__Data extract__:
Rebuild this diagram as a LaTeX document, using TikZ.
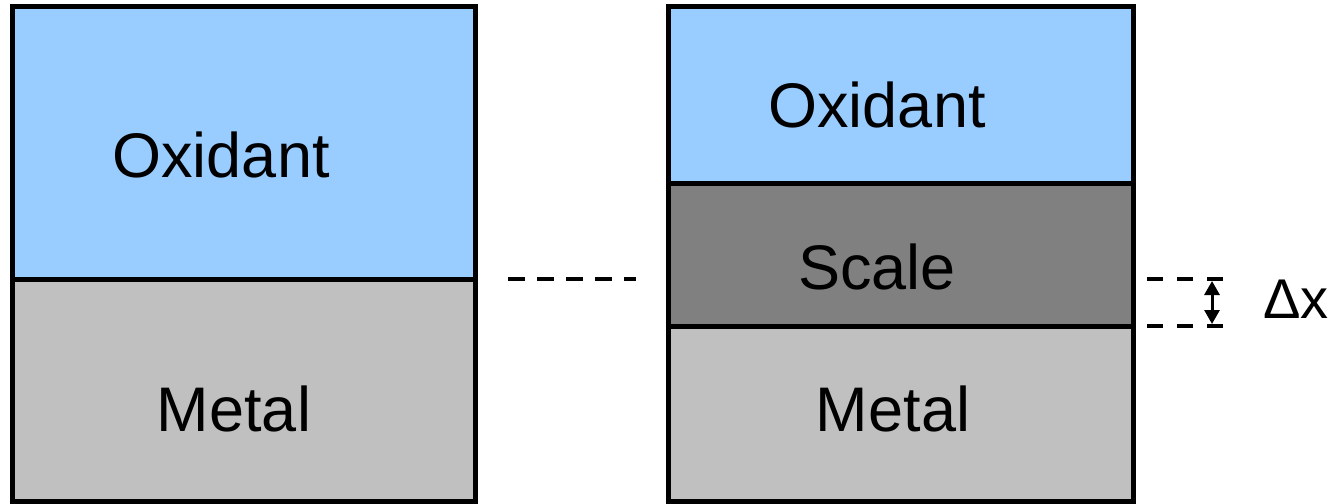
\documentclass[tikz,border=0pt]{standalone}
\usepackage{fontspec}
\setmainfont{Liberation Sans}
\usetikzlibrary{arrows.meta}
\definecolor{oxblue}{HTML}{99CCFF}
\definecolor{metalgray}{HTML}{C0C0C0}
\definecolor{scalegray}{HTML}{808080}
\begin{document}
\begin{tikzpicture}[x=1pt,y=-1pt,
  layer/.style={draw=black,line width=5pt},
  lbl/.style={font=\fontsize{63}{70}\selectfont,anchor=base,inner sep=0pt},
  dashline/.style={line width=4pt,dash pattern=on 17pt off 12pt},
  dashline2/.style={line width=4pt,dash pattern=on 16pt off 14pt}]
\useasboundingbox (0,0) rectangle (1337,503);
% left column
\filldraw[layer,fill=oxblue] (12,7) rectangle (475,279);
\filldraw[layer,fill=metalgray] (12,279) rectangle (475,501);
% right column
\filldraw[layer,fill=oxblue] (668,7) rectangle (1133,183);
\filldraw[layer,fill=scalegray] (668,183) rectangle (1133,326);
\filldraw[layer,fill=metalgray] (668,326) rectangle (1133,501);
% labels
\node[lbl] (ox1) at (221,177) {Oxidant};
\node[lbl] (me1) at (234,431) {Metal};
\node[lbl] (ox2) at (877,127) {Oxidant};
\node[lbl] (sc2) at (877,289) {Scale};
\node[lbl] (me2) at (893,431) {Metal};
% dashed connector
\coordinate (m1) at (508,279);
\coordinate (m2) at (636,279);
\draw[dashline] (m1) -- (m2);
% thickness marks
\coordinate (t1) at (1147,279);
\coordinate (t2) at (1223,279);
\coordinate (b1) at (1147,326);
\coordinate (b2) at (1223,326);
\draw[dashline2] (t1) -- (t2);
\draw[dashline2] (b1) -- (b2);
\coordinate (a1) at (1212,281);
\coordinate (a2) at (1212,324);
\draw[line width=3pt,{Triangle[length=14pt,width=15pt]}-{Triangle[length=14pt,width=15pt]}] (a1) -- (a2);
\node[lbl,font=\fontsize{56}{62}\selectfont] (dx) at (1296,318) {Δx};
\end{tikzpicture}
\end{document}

__Description of the task__: Omitting all images, print the listing exactly.

__Written answer__:
Rebuild this diagram as a LaTeX document, using TikZ.
\documentclass[tikz,border=0pt]{standalone}
\usepackage{fontspec}
\setmainfont{Liberation Sans}
\usetikzlibrary{arrows.meta}
\definecolor{oxblue}{HTML}{99CCFF}
\definecolor{metalgray}{HTML}{C0C0C0}
\definecolor{scalegray}{HTML}{808080}
\begin{document}
\begin{tikzpicture}[x=1pt,y=-1pt,
  layer/.style={draw=black,line width=5pt},
  lbl/.style={font=\fontsize{63}{70}\selectfont,anchor=base,inner sep=0pt},
  dashline/.style={line width=4pt,dash pattern=on 17pt off 12pt},
  dashline2/.style={line width=4pt,dash pattern=on 16pt off 14pt}]
\useasboundingbox (0,0) rectangle (1337,503);
% left column
\filldraw[layer,fill=oxblue] (12,7) rectangle (475,279);
\filldraw[layer,fill=metalgray] (12,279) rectangle (475,501);
% right column
\filldraw[layer,fill=oxblue] (668,7) rectangle (1133,183);
\filldraw[layer,fill=scalegray] (668,183) rectangle (1133,326);
\filldraw[layer,fill=metalgray] (668,326) rectangle (1133,501);
% labels
\node[lbl] (ox1) at (221,177) {Oxidant};
\node[lbl] (me1) at (234,431) {Metal};
\node[lbl] (ox2) at (877,127) {Oxidant};
\node[lbl] (sc2) at (877,289) {Scale};
\node[lbl] (me2) at (893,431) {Metal};
% dashed connector
\coordinate (m1) at (508,279);
\coordinate (m2) at (636,279);
\draw[dashline] (m1) -- (m2);
% thickness marks
\coordinate (t1) at (1147,279);
\coordinate (t2) at (1223,279);
\coordinate (b1) at (1147,326);
\coordinate (b2) at (1223,326);
\draw[dashline2] (t1) -- (t2);
\draw[dashline2] (b1) -- (b2);
\coordinate (a1) at (1212,281);
\coordinate (a2) at (1212,324);
\draw[line width=3pt,{Triangle[length=14pt,width=15pt]}-{Triangle[length=14pt,width=15pt]}] (a1) -- (a2);
\node[lbl,font=\fontsize{56}{62}\selectfont] (dx) at (1296,318) {Δx};
\end{tikzpicture}
\end{document}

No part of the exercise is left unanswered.